(begin)

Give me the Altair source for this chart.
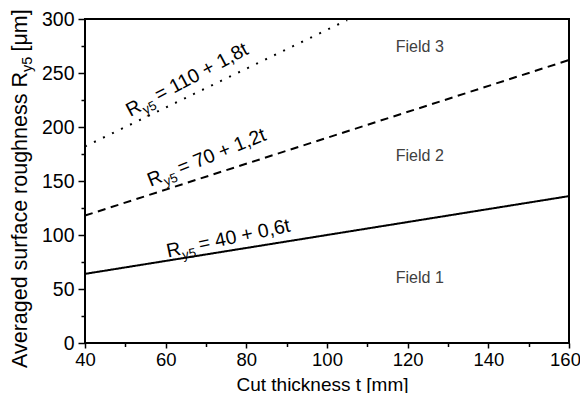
import altair as alt
import pandas as pd

# ---- data ----
line_t = [40, 160, 40, 160, 40, 105]
line_ry5 = [64, 136, 118, 262, 182, 299]
line_style = ["solid", "solid", "dashed", "dashed", "dotted", "dotted"]

x_major = [40, 60, 80, 100, 120, 140, 160]
x_minor = [50, 70, 90, 110, 130, 150]
y_major = [0, 50, 100, 150, 200, 250, 300]
y_minor = [25, 75, 125, 175, 225, 275]

field_names = ["Field 1", "Field 2", "Field 3"]
field_t = [123, 123, 123]
field_y = [60, 173, 274]

eq_text = ["= 40 + 0,6t", "= 70 + 1,2t", "= 110 + 1,8t"]
eq_t = [64.0, 59.5, 54.3]
eq_y = [81.8, 149.5, 215.5]
eq_angle = [348, 338, 332]

FONT = "Liberation Sans"

df_lines = pd.DataFrame({"t": line_t, "r": line_ry5, "style": line_style})
df_fields = pd.DataFrame({"t": field_t, "r": field_y, "name": field_names})
df_eq = pd.DataFrame({"t": eq_t, "r": eq_y, "text": eq_text, "angle": eq_angle})
df_one = pd.DataFrame({"a": [0]})

xscale = alt.Scale(domain=[40, 160], nice=False, zero=False)
yscale = alt.Scale(domain=[0, 300], nice=False, zero=False)

x_major_axis = alt.Axis(
    orient="bottom", values=x_major, tickSize=5, tickWidth=1.5, tickColor="black",
    labelFontSize=18.5, labelColor="black", labelFont=FONT, labelPadding=2,
    labelOffset={"condition": {"test": "datum.value == 160", "value": -4}, "value": 0},
    labelFlush=False, labelOverlap=False, domain=False, grid=False,
    title="Cut thickness t [mm]", titleFontSize=19, titleFontWeight="normal",
    titleFont=FONT, titleColor="black", titleX=237, titleY=47,
    titleBaseline="alphabetic",
)
y_major_axis = alt.Axis(
    orient="left", values=y_major, tickSize=7, tickWidth=1.5, tickColor="black",
    labelFontSize=19.5, labelColor="black", labelFont=FONT, labelPadding=4,
    labelFlush=False, labelOverlap=False, domain=False, grid=False, title=None,
)
x_minor_axis = alt.Axis(
    orient="bottom", values=x_minor, tickSize=3.5, tickWidth=1.5, tickColor="black",
    labels=False, domain=False, grid=False, title=None,
)
y_minor_axis = alt.Axis(
    orient="left", values=y_minor, tickSize=4, tickWidth=1.5, tickColor="black",
    labels=False, domain=False, grid=False, title=None,
)

lines = alt.Chart(df_lines).mark_line(strokeWidth=2, color="black").encode(
    x=alt.X("t:Q", scale=xscale, axis=x_major_axis),
    y=alt.Y("r:Q", scale=yscale, axis=y_major_axis),
    detail="style:N",
    strokeDash=alt.StrokeDash(
        "style:N",
        scale=alt.Scale(domain=["solid", "dashed", "dotted"],
                        range=[[1, 0], [8, 5.5], [2, 8]]),
        legend=None,
    ),
)

fields = alt.Chart(df_fields).mark_text(
    font=FONT, fontSize=16, color="#404040", align="center", baseline="middle"
).encode(
    x=alt.X("t:Q", scale=xscale, axis=x_minor_axis),
    y=alt.Y("r:Q", scale=yscale, axis=y_minor_axis),
    text="name:N",
)

eq_base = alt.Chart(df_eq).encode(
    x=alt.X("t:Q", scale=xscale, axis=None),
    y=alt.Y("r:Q", scale=yscale, axis=None),
    angle=alt.Angle("angle:Q", scale=None),
)
eq_R = eq_base.mark_text(font=FONT, fontSize=19.5, color="black",
                         align="right", baseline="alphabetic").encode(text=alt.value("R"))
eq_sub = eq_base.mark_text(font=FONT, fontSize=13, color="black", align="left",
                           baseline="alphabetic", dx=0.5, dy=5).encode(text=alt.value("y5"))
eq_main = eq_base.mark_text(font=FONT, fontSize=19.5, color="black", align="left",
                            baseline="alphabetic", dx=18.5).encode(text="text:N")

ytitle_base = alt.Chart(df_one)
yt1 = ytitle_base.mark_text(font=FONT, fontSize=21.5, color="black", align="right",
                            baseline="alphabetic", angle=270).encode(
    x=alt.value(-58.5), y=alt.value(53), text=alt.value("Averaged surface roughness R"))
yt2 = ytitle_base.mark_text(font=FONT, fontSize=14.5, color="black", align="left",
                            baseline="alphabetic", angle=270, dy=5).encode(
    x=alt.value(-58.5), y=alt.value(53), text=alt.value("y5"))
yt3 = ytitle_base.mark_text(font=FONT, fontSize=21.5, color="black", align="left",
                            baseline="alphabetic", angle=270, dx=20.5).encode(
    x=alt.value(-58.5), y=alt.value(53), text=alt.value("[\u03bcm]"))

chart = alt.layer(
    lines, fields, eq_R, eq_sub, eq_main, yt1, yt2, yt3
).resolve_axis(
    x="independent", y="independent"
).properties(
    width=484, height=324,
    autosize=alt.AutoSizeParams(type="none"),
    padding={"left": 77, "top": 11, "right": 11, "bottom": 50},
).configure_view(
    stroke="black", strokeWidth=2
)

chart.save("out.html", embed_options={"renderer": "svg", "actions": False})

(end)

WHAT IS NEEDED> Quote everything in the listing above exactly; pictures are the only thing to omit.

TASK RESULT>
Give me the Altair source for this chart.
import altair as alt
import pandas as pd

# ---- data ----
line_t = [40, 160, 40, 160, 40, 105]
line_ry5 = [64, 136, 118, 262, 182, 299]
line_style = ["solid", "solid", "dashed", "dashed", "dotted", "dotted"]

x_major = [40, 60, 80, 100, 120, 140, 160]
x_minor = [50, 70, 90, 110, 130, 150]
y_major = [0, 50, 100, 150, 200, 250, 300]
y_minor = [25, 75, 125, 175, 225, 275]

field_names = ["Field 1", "Field 2", "Field 3"]
field_t = [123, 123, 123]
field_y = [60, 173, 274]

eq_text = ["= 40 + 0,6t", "= 70 + 1,2t", "= 110 + 1,8t"]
eq_t = [64.0, 59.5, 54.3]
eq_y = [81.8, 149.5, 215.5]
eq_angle = [348, 338, 332]

FONT = "Liberation Sans"

df_lines = pd.DataFrame({"t": line_t, "r": line_ry5, "style": line_style})
df_fields = pd.DataFrame({"t": field_t, "r": field_y, "name": field_names})
df_eq = pd.DataFrame({"t": eq_t, "r": eq_y, "text": eq_text, "angle": eq_angle})
df_one = pd.DataFrame({"a": [0]})

xscale = alt.Scale(domain=[40, 160], nice=False, zero=False)
yscale = alt.Scale(domain=[0, 300], nice=False, zero=False)

x_major_axis = alt.Axis(
    orient="bottom", values=x_major, tickSize=5, tickWidth=1.5, tickColor="black",
    labelFontSize=18.5, labelColor="black", labelFont=FONT, labelPadding=2,
    labelOffset={"condition": {"test": "datum.value == 160", "value": -4}, "value": 0},
    labelFlush=False, labelOverlap=False, domain=False, grid=False,
    title="Cut thickness t [mm]", titleFontSize=19, titleFontWeight="normal",
    titleFont=FONT, titleColor="black", titleX=237, titleY=47,
    titleBaseline="alphabetic",
)
y_major_axis = alt.Axis(
    orient="left", values=y_major, tickSize=7, tickWidth=1.5, tickColor="black",
    labelFontSize=19.5, labelColor="black", labelFont=FONT, labelPadding=4,
    labelFlush=False, labelOverlap=False, domain=False, grid=False, title=None,
)
x_minor_axis = alt.Axis(
    orient="bottom", values=x_minor, tickSize=3.5, tickWidth=1.5, tickColor="black",
    labels=False, domain=False, grid=False, title=None,
)
y_minor_axis = alt.Axis(
    orient="left", values=y_minor, tickSize=4, tickWidth=1.5, tickColor="black",
    labels=False, domain=False, grid=False, title=None,
)

lines = alt.Chart(df_lines).mark_line(strokeWidth=2, color="black").encode(
    x=alt.X("t:Q", scale=xscale, axis=x_major_axis),
    y=alt.Y("r:Q", scale=yscale, axis=y_major_axis),
    detail="style:N",
    strokeDash=alt.StrokeDash(
        "style:N",
        scale=alt.Scale(domain=["solid", "dashed", "dotted"],
                        range=[[1, 0], [8, 5.5], [2, 8]]),
        legend=None,
    ),
)

fields = alt.Chart(df_fields).mark_text(
    font=FONT, fontSize=16, color="#404040", align="center", baseline="middle"
).encode(
    x=alt.X("t:Q", scale=xscale, axis=x_minor_axis),
    y=alt.Y("r:Q", scale=yscale, axis=y_minor_axis),
    text="name:N",
)

eq_base = alt.Chart(df_eq).encode(
    x=alt.X("t:Q", scale=xscale, axis=None),
    y=alt.Y("r:Q", scale=yscale, axis=None),
    angle=alt.Angle("angle:Q", scale=None),
)
eq_R = eq_base.mark_text(font=FONT, fontSize=19.5, color="black",
                         align="right", baseline="alphabetic").encode(text=alt.value("R"))
eq_sub = eq_base.mark_text(font=FONT, fontSize=13, color="black", align="left",
                           baseline="alphabetic", dx=0.5, dy=5).encode(text=alt.value("y5"))
eq_main = eq_base.mark_text(font=FONT, fontSize=19.5, color="black", align="left",
                            baseline="alphabetic", dx=18.5).encode(text="text:N")

ytitle_base = alt.Chart(df_one)
yt1 = ytitle_base.mark_text(font=FONT, fontSize=21.5, color="black", align="right",
                            baseline="alphabetic", angle=270).encode(
    x=alt.value(-58.5), y=alt.value(53), text=alt.value("Averaged surface roughness R"))
yt2 = ytitle_base.mark_text(font=FONT, fontSize=14.5, color="black", align="left",
                            baseline="alphabetic", angle=270, dy=5).encode(
    x=alt.value(-58.5), y=alt.value(53), text=alt.value("y5"))
yt3 = ytitle_base.mark_text(font=FONT, fontSize=21.5, color="black", align="left",
                            baseline="alphabetic", angle=270, dx=20.5).encode(
    x=alt.value(-58.5), y=alt.value(53), text=alt.value("[\u03bcm]"))

chart = alt.layer(
    lines, fields, eq_R, eq_sub, eq_main, yt1, yt2, yt3
).resolve_axis(
    x="independent", y="independent"
).properties(
    width=484, height=324,
    autosize=alt.AutoSizeParams(type="none"),
    padding={"left": 77, "top": 11, "right": 11, "bottom": 50},
).configure_view(
    stroke="black", strokeWidth=2
)

chart.save("out.html", embed_options={"renderer": "svg", "actions": False})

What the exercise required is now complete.